May has three pitches he can confidently launch at opposing batters every night he takes the mound. His fastball sits comfortably in the 92-94 mph range, but scouts have seen it touch 95. May’s fastball has heavy, heavy sink to it and should induce more ground balls than his sub 1.00 GO/AO ratio would suggest. The two secondary pitches May possess are strikeout pitches, one being a hammer/power curve and the other being is straight-line change up. Scouts have said:
…his secondary pitches (a hammer curve and a straight change) are almost ready for more advanced hitters.
The ability to strikeout hitters is the reason why the Twins made the trade with Philadelphia to obtain May’s rights. He has the potential to be a solid no. 2 arm, maybe even a no. 1 guy in the rotation, but that won’t be determined for a few years yet. May’s stuff is good, and definitely has room to grow as he builds on his tall frame, which aides in tabbing his potential as high as a top-end guy.
One negative about Trevor May at this point though is his high walk ratio of 4.7 BB/9. He does tend to walk a lot of people which will drive pitch counts up and take away some innings as well. However, the Twins organization has been the lowest or near the lowest at walking batters in the last decade or so and this can only help May as he works on attacking the strike zone more frequently.
Projection: Trevor May is a big-bodied, right-handed pitcher with room to grow on his frame.

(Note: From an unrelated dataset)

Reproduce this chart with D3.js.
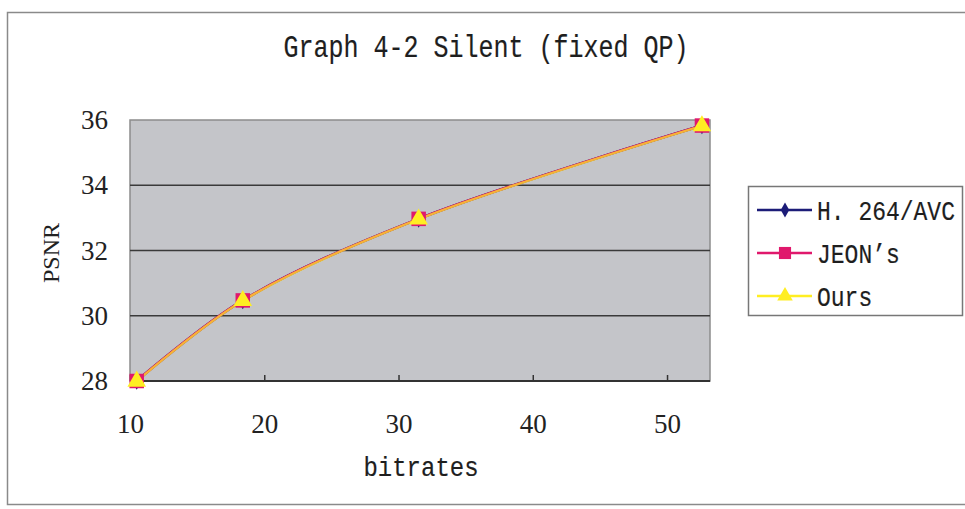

His 92-95 mph fastball has plenty of sink on it and is pitched with ease, rather than with much force. The curve ball is an absolute hammer and will most likely be his go to strikeout pitch as he comes along through the system. May also has a good feel for the change up, but like most young pitchers, it lags behind his other pitches a little bit. He doesn’t have much movement on the change, but the consistent arm slot and significant drop in speed should baffle hitters as he works out the kinks. I believe May will be a no. 2 guy when he makes his mark in the majors and should be a work horse as well, considering he had three complete games and two shutouts during his 2011 campaign. A guy who can eat some innings, work deep into a ball game, and strike some hitters out along the way? I’ll take it, I’ll take it any day of the week. The Twins made a steal of a deal in getting Worley and May for Revere this offseason, and their rotation is looking like it’s going in the right direction moving forward. May is 23 and will probably start in Double-A for the Twins, but a strong Spring could land him in Triple-A. I see May making his Major League debut sometime this season, honestly. With last year’s rotation’s ineptitude still resonating through my head, I cannot see why, if May is pitching well in the minors, you do not give him a shot to see what he can do. Every pitcher needs experience and with this upcoming season tabbed as yet another “rebuilding year”, no time like the present. Realistically though, I believe he’ll crack the starting rotation permanently in 2014 with hopes of making a name for himself as a potential September call up this season.